#### EXERCISE TASK
Without further comment, state how many lines in the listing below contain the word "this".

[Records from a data source]
Start

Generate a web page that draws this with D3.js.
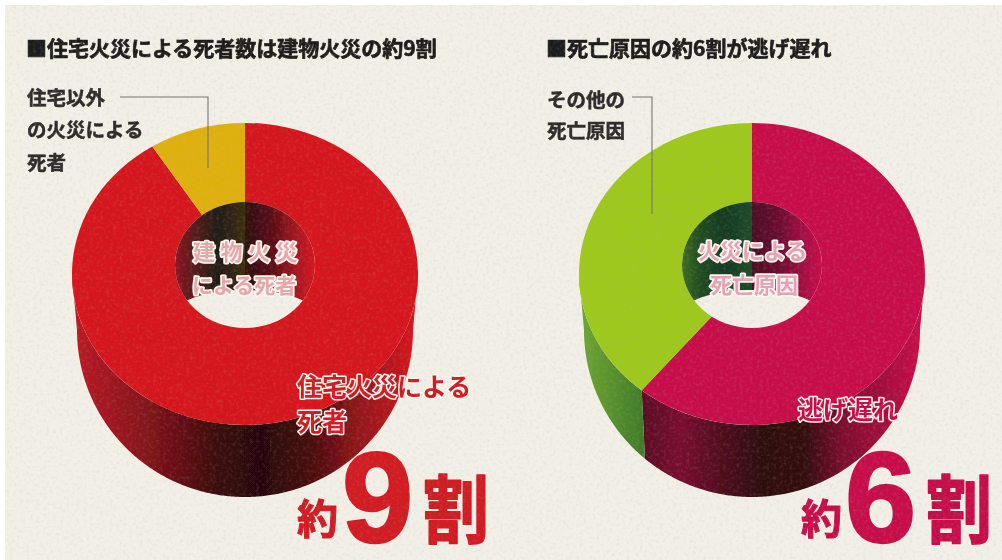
<!DOCTYPE html>
<html><head><meta charset="utf-8">
<script src="https://cdn.jsdelivr.net/npm/d3@7"></script>
<style>html,body{margin:0;padding:0;background:#fff;overflow:hidden}svg{display:block}
text{font-family:"Noto Sans CJK JP",sans-serif;font-weight:700}</style>
</head><body><svg id="c" width="1002" height="560"></svg>
<script>
// data
const leftCategories = ["住宅火災による死者", "住宅以外の火災による死者"];
const leftValues = [91, 9];
const rightCategories = ["逃げ遅れ", "その他の死亡原因"];
const rightValues = [61, 39];
const titles = ["■住宅火災による死者数は建物火災の約9割", "■死亡原因の約6割が逃げ遅れ"];

const BG = "#f1efe6", RED = "#d5161f", YEL = "#dfb011", LIME = "#9dc81b", CRIM = "#c7104a";
const W = 1002, H = 560;
const svg = d3.select("#c");
const defs = svg.append("defs");
defs.append("filter").attr("id", "soft").attr("x", 0).attr("y", 0).attr("width", 1).attr("height", 1)
  .append("feGaussianBlur").attr("stdDeviation", 0.6);
const nf = defs.append("filter").attr("id", "noise").attr("x", 0).attr("y", 0).attr("width", 1).attr("height", 1);
nf.append("feTurbulence").attr("type", "fractalNoise").attr("baseFrequency", 0.3).attr("numOctaves", 3).attr("seed", 4);
nf.append("feColorMatrix").attr("type", "matrix").attr("values", "0 0 0 0 0.5  0 0 0 0 0.47  0 0 0 0 0.4  0 0 0 1.6 -0.75");

function grad(id, x0, x1, stops) {
  const g = defs.append("linearGradient").attr("id", id).attr("gradientUnits", "userSpaceOnUse")
    .attr("x1", x0).attr("x2", x1).attr("y1", 0).attr("y2", 0);
  stops.forEach(s => g.append("stop").attr("offset", s[0]).attr("stop-color", s[1]));
  return `url(#${id})`;
}

const root = svg.append("g").attr("filter", "url(#soft)");
root.append("rect").attr("x", 5).attr("y", 5).attr("width", W - 5).attr("height", H - 5).attr("fill", BG);

const RX = 173, RY = 151, BRX = 168, BRY = 167, BDY = 56, HRX = 70, HRY = 63, HOLE_DY = -9;
const pie = d3.pie().sort(null).startAngle(0).endAngle(2 * Math.PI);

function donut(id, cx, cy, values, colors, sideFills, wallStops) {
  const g = root.append("g");
  const arcs = pie(values);
  // extruded front side, from the top rim to the lower rim
  const frontA = Math.PI / 2, frontB = 3 * Math.PI / 2;
  const side = d3.area()
    .x0(a => cx + RX * Math.sin(a))
    .x1(a => cx + BRX * Math.sin(a))
    .y0(a => cy - RY * Math.cos(a))
    .y1(a => cy + BDY - BRY * Math.cos(a));
  arcs.forEach((d, i) => {
    const a0 = Math.max(d.startAngle, frontA), a1 = Math.min(d.endAngle, frontB);
    if (a1 <= a0) return;
    const pts = d3.range(a0, a1, 0.01).concat([a1]);
    g.append("path").attr("d", side(pts)).attr("fill", sideFills[i]);
  });
  // top face
  const arc = d3.arc().innerRadius(0).outerRadius(RX);
  const top = g.append("g").attr("transform", `translate(${cx},${cy}) scale(1,${RY / RX})`);
  top.selectAll("path").data(arcs).join("path").attr("d", arc).attr("fill", (d, i) => colors[i]);
  // hole
  const hcy = cy + HOLE_DY;
  g.append("ellipse").attr("cx", cx).attr("cy", hcy).attr("rx", HRX).attr("ry", HRY).attr("fill", BG);
  defs.append("clipPath").attr("id", "hole" + id).append("ellipse")
    .attr("cx", cx).attr("cy", hcy).attr("rx", HRX).attr("ry", HRY);
  const wall = d3.area()
    .x(a => cx + HRX * Math.sin(a))
    .y0(a => hcy - HRY * Math.cos(a) - 1)
    .y1(a => 314 - 24 * Math.cos(a));
  const wa = d3.range(-Math.PI / 2, Math.PI / 2, 0.02).concat([Math.PI / 2]);
  g.append("path").attr("clip-path", `url(#hole${id})`).attr("d", wall(wa))
    .attr("fill", grad("wall" + id, cx - HRX, cx + HRX, wallStops));
}

donut("L", 245, 274, leftValues, [RED, YEL],
  [grad("sL", 77, 413, [[0, "#b81a24"], [.1, "#a01820"], [.28, "#6e1016"], [.42, "#3a080c"], [.55, "#270608"], [.7, "#4a0a0e"], [.82, "#8a1419"], [.92, "#b0171e"], [1, "#d5161f"]])],
  [[0, "#8c1822"], [.13, "#5a1a1c"], [.3, "#231a14"], [.5, "#3d2e10"], [.5, "#2c1210"], [.7, "#5e0f16"], [.88, "#ac1620"], [1, RED]]);

donut("R", 752, 274, rightValues, [CRIM, LIME],
  [grad("sR", 645, 920, [[0, "#5c0b26"], [.13, "#7a0e30"], [.3, "#4a0a1c"], [.42, "#2e0710"], [.58, "#33070f"], [.72, "#7c0e2e"], [.87, "#a5103e"], [1, CRIM]]),
   grad("sG", 582, 645, [[0, "#6fa530"], [.5, "#56902e"], [1, "#3f7a28"]])],
  [[0, "#3e6e22"], [.12, "#214e24"], [.3, "#143a22"], [.5, "#1f4c2a"], [.5, "#4c0f26"], [.7, "#6c0c30"], [.88, "#aa0e44"], [1, CRIM]]);

// leader lines
const leader = d3.line();
[[[120, 97], [208, 97], [208, 168]], [[632, 97], [652, 97], [652, 214]]].forEach(p =>
  root.append("path").attr("d", leader(p)).attr("fill", "none").attr("stroke", "#77756f").attr("stroke-width", 1.1));

function label(s, x, y, size, fill, opt = {}) {
  const t = root.append("text").text(s).attr("x", x).attr("y", y).attr("font-size", size).attr("fill", fill);
  if (opt.stroke) t.attr("stroke", opt.stroke).attr("stroke-width", opt.sw).attr("paint-order", "stroke").attr("stroke-linejoin", "round");
  if (opt.ls) t.style("letter-spacing", opt.ls + "px");
  if (opt.family) t.style("font-family", opt.family);
  if (opt.sy) t.attr("y", 0).attr("x", 0).attr("transform", `translate(${x},${y}) scale(1,${opt.sy})`);
  return t;
}

const INK = "#1e1c1a", INK2 = "#2e2c2a";
label(titles[0], 26, 56, 21, INK, { stroke: INK, sw: 0.7 });
label(titles[1], 546, 56, 21, INK, { stroke: INK, sw: 0.7 });

const thin = { stroke: INK2, sw: 0.5 };
label("住宅以外", 27, 105, 19.5, INK2, thin);
label("の火災による", 27, 137, 19.5, INK2, thin);
label("死者", 27, 170, 19.5, INK2, thin);
label("その他の", 547, 107, 19.5, INK2, thin);
label("死亡原因", 547, 138, 19.5, INK2, thin);

const halo = { stroke: "#fbf6f0", sw: 3.6 };
const inner = "#e6a6ac", inner2 = "#e6a2b4";
label("建物火災", 193, 260, 22, inner, { ...halo, ls: 5.5 });
label("による死者", 192, 293, 21, inner, halo);
label("火災による", 698, 259, 22, inner2, halo);
label("死亡原因", 710, 293, 22, inner2, halo);

label("住宅火災による", 297, 396, 25, "#cf1a24", { stroke: "#fbf6f0", sw: 3 });
label("死者", 297, 431, 25, "#cf1a24", { stroke: "#fbf6f0", sw: 3 });
label(rightCategories[0], 798, 419, 25, CRIM, { stroke: "#fbf6f0", sw: 3 });

const bigL = "#d01b24", bigR = CRIM;
label("約", 297, 534, 41, bigL, { stroke: bigL, sw: 1 });
label("9", 342, 542, 128, bigL, { stroke: bigL, sw: 2.5, family: '"Liberation Sans"' });
label("割", 423, 537, 66, bigL, { stroke: bigL, sw: 1.6, sy: 1.12 });
label("約", 801, 534, 41, bigR, { stroke: bigR, sw: 1 });
label("6", 845, 542, 128, bigR, { stroke: bigR, sw: 2.5, family: '"Liberation Sans"' });
label("割", 926, 537, 66, bigR, { stroke: bigR, sw: 1.6, sy: 1.12 });

svg.append("rect").attr("x", 5).attr("y", 5).attr("width", W - 5).attr("height", H - 5)
  .attr("filter", "url(#noise)").attr("opacity", 0.25);
</script></body></html>
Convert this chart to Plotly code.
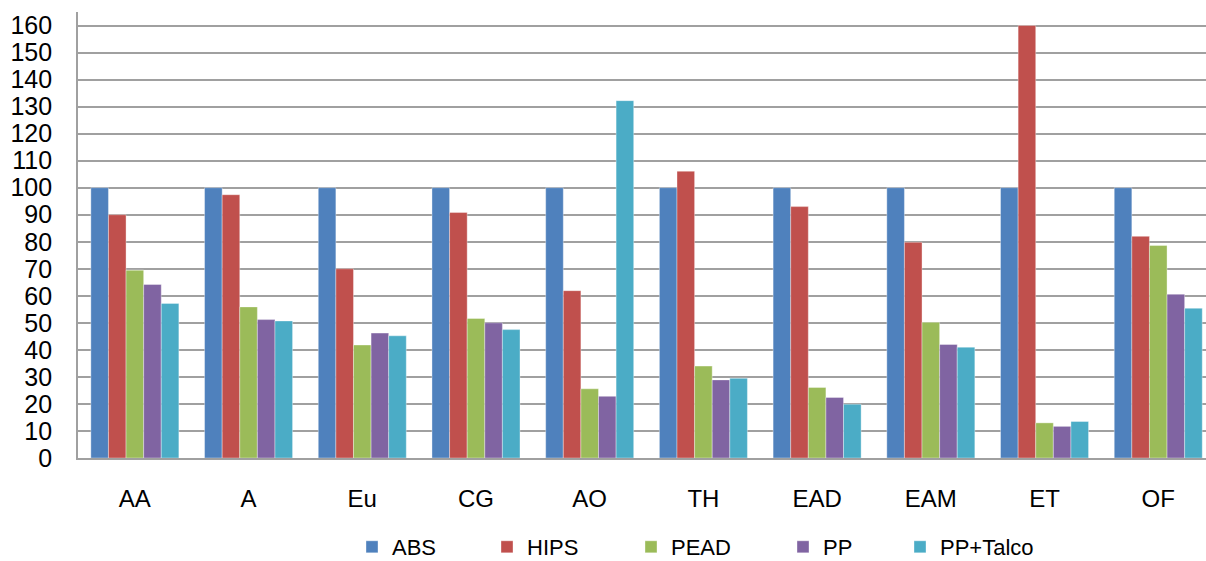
import plotly.graph_objects as go

categories = ["AA", "A", "Eu", "CG", "AO", "TH", "EAD", "EAM", "ET", "OF"]
abs_vals = [100, 100, 100, 100, 100, 100, 100, 100, 100, 100]
hips_vals = [90, 97.4, 70, 90.8, 61.9, 106.1, 93.0, 79.8, 160, 82.0]
pead_vals = [69.5, 55.9, 41.8, 51.6, 25.6, 34.0, 26.1, 50.2, 13.0, 78.6]
pp_vals = [64.2, 51.2, 46.2, 50.0, 22.8, 28.9, 22.4, 42.0, 11.7, 60.6]
pptalco_vals = [57.2, 50.7, 45.2, 47.5, 132.2, 29.5, 19.9, 41.0, 13.5, 55.4]

series_names = ["ABS", "HIPS", "PEAD", "PP", "PP+Talco"]
series_values = [abs_vals, hips_vals, pead_vals, pp_vals, pptalco_vals]
series_colors = ["#4F81BD", "#C0504D", "#9BBB59", "#8064A2", "#4BACC6"]

W, H = 1206, 561
L, R, T, B = 78, 0, 12, 103
plot_w = W - L - R
plot_h = H - T - B

# legend entry left edges (pixels), one legend per series
legend_px = [352, 487, 631, 783, 900]
legend_keys = ["legend", "legend2", "legend3", "legend4", "legend5"]
legend_center_px = 547

font_family = "Liberation Sans, Arial, sans-serif"

fig = go.Figure()
for name, vals, color, lk in zip(series_names, series_values, series_colors, legend_keys):
    fig.add_trace(go.Bar(
        x=categories, y=vals, name=name, legend=lk,
        marker=dict(color=color, line=dict(color="rgba(255,255,255,0.6)", width=0.6)),
    ))

legend_y = -(legend_center_px - (T + plot_h)) / plot_h

layout_legends = {}
for lk, px in zip(legend_keys, legend_px):
    layout_legends[lk] = dict(
        orientation="h", x=(px - L) / plot_w, xanchor="left",
        y=legend_y, yanchor="middle",
        font=dict(size=22, family=font_family, color="#000000"),
        itemwidth=30, bgcolor="rgba(0,0,0,0)", borderwidth=0,
    )

fig.update_layout(
    width=W, height=H,
    paper_bgcolor="white", plot_bgcolor="white",
    barmode="group", bargap=0.226, bargroupgap=0,
    margin=dict(l=L, r=R, t=T, b=B, pad=0, autoexpand=False),
    font=dict(family=font_family, size=24, color="#000000"),
    showlegend=True,
    xaxis=dict(
        range=[-0.5, 9.42], automargin=False,
        showline=True, linecolor="#A0A0A0", linewidth=1.8,
        ticks="", tickfont=dict(size=24), showgrid=False,
        ticklabelstandoff=18,
    ),
    yaxis=dict(
        range=[0, 165], automargin=False, tickmode="array",
        tickvals=list(range(0, 161, 10)),
        ticktext=[str(v) for v in range(0, 161, 10)],
        showgrid=True, gridcolor="#A0A0A0", gridwidth=1.5,
        showline=True, linecolor="#A0A0A0", linewidth=1.8,
        ticks="", tickfont=dict(size=25), ticklabelstandoff=19,
        zeroline=False,
    ),
    **layout_legends,
)

fig.write_html(
    "out.html",
    config={"displayModeBar": False},
    post_script="document.body.style.margin='0';document.body.style.overflow='hidden';",
)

End

#### SOLUTION
2